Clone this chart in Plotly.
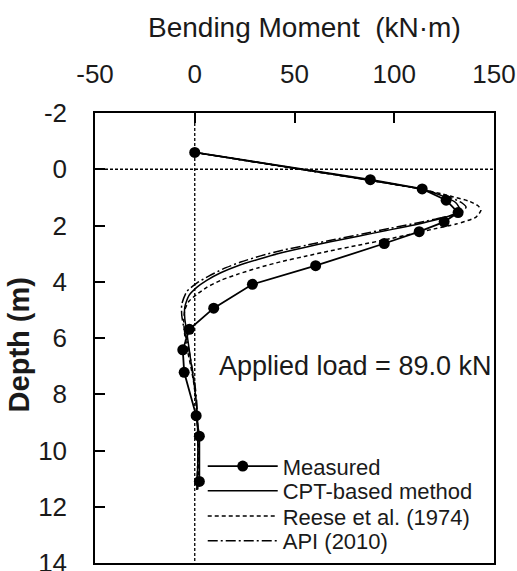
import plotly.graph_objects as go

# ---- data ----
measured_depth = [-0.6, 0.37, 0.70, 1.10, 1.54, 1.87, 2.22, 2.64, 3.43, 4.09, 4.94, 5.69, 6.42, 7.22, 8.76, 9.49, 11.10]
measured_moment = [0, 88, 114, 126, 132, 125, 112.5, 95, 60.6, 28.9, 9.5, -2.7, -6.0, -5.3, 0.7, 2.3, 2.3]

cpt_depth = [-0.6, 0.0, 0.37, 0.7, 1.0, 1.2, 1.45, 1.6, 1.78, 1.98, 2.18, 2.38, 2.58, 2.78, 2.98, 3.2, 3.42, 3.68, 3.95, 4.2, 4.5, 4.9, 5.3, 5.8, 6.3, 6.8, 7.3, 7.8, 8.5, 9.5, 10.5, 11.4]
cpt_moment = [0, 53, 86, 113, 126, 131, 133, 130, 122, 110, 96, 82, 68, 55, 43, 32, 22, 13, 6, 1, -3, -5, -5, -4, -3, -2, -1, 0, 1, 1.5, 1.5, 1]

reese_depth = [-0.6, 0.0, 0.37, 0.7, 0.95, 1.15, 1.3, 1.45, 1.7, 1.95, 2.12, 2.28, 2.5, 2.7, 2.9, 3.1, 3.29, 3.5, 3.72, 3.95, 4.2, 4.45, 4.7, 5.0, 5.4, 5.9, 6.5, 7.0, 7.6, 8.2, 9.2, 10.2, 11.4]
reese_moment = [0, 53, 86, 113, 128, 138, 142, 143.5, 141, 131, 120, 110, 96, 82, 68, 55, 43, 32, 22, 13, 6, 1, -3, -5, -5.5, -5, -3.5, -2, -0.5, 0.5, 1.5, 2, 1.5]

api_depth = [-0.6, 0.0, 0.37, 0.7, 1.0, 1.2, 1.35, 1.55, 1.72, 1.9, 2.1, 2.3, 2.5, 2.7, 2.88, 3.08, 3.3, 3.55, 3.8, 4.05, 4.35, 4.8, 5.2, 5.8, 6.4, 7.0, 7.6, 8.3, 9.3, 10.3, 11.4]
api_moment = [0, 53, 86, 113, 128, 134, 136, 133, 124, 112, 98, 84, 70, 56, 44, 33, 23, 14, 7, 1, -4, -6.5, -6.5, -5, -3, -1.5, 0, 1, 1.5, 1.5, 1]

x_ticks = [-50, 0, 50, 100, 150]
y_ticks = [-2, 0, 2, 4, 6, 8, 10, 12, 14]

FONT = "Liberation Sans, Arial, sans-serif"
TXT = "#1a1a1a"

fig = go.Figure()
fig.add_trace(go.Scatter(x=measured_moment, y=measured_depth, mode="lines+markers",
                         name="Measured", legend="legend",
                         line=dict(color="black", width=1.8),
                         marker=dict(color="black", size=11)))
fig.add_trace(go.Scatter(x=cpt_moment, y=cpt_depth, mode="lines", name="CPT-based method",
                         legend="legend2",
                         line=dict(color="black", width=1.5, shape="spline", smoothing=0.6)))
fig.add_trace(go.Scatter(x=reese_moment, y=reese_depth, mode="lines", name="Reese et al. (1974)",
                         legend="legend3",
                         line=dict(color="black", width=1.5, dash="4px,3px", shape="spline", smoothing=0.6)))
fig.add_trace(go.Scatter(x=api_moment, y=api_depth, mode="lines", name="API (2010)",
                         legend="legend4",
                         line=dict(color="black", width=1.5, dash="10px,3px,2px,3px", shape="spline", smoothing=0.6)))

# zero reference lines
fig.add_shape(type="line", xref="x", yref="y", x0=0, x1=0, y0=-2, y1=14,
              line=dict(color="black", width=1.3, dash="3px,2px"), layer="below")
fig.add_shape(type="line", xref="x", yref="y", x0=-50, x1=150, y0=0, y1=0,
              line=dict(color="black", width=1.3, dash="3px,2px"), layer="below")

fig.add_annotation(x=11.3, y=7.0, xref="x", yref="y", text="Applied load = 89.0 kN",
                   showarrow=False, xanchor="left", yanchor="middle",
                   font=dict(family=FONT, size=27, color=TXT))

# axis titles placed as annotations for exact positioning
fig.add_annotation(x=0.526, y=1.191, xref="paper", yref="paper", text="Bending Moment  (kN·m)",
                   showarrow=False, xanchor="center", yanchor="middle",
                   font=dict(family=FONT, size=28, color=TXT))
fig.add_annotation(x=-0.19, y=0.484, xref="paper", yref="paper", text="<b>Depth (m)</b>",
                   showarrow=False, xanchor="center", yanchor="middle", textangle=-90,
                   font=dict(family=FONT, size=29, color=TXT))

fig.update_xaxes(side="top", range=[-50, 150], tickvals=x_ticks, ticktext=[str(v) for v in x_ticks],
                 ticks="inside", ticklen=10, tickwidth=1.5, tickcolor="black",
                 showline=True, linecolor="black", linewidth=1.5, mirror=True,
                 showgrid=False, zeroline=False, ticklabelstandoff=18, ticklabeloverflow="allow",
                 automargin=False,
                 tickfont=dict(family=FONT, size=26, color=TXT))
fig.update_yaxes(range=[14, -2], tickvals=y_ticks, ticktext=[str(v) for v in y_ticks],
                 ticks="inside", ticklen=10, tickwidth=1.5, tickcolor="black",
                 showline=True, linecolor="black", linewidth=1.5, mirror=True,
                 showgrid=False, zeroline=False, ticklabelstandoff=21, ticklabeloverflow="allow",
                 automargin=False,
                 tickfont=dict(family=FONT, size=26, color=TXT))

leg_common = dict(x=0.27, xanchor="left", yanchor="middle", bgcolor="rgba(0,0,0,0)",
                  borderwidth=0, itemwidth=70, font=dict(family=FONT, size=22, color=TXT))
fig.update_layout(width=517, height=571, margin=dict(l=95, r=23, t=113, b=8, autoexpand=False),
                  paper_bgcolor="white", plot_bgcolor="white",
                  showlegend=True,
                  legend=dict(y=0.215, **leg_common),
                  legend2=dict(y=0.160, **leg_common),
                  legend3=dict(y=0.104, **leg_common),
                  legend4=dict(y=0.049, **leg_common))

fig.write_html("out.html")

◇ ◇ ◇

Stated exercise => Extract the lines exactly, please: the first line of the listing, the line with "-1, 0, 1, 1.5, 1.5, 1]", and every line between them, but no pictures.

Written answer =>
Clone this chart in Plotly.
import plotly.graph_objects as go

# ---- data ----
measured_depth = [-0.6, 0.37, 0.70, 1.10, 1.54, 1.87, 2.22, 2.64, 3.43, 4.09, 4.94, 5.69, 6.42, 7.22, 8.76, 9.49, 11.10]
measured_moment = [0, 88, 114, 126, 132, 125, 112.5, 95, 60.6, 28.9, 9.5, -2.7, -6.0, -5.3, 0.7, 2.3, 2.3]

cpt_depth = [-0.6, 0.0, 0.37, 0.7, 1.0, 1.2, 1.45, 1.6, 1.78, 1.98, 2.18, 2.38, 2.58, 2.78, 2.98, 3.2, 3.42, 3.68, 3.95, 4.2, 4.5, 4.9, 5.3, 5.8, 6.3, 6.8, 7.3, 7.8, 8.5, 9.5, 10.5, 11.4]
cpt_moment = [0, 53, 86, 113, 126, 131, 133, 130, 122, 110, 96, 82, 68, 55, 43, 32, 22, 13, 6, 1, -3, -5, -5, -4, -3, -2, -1, 0, 1, 1.5, 1.5, 1]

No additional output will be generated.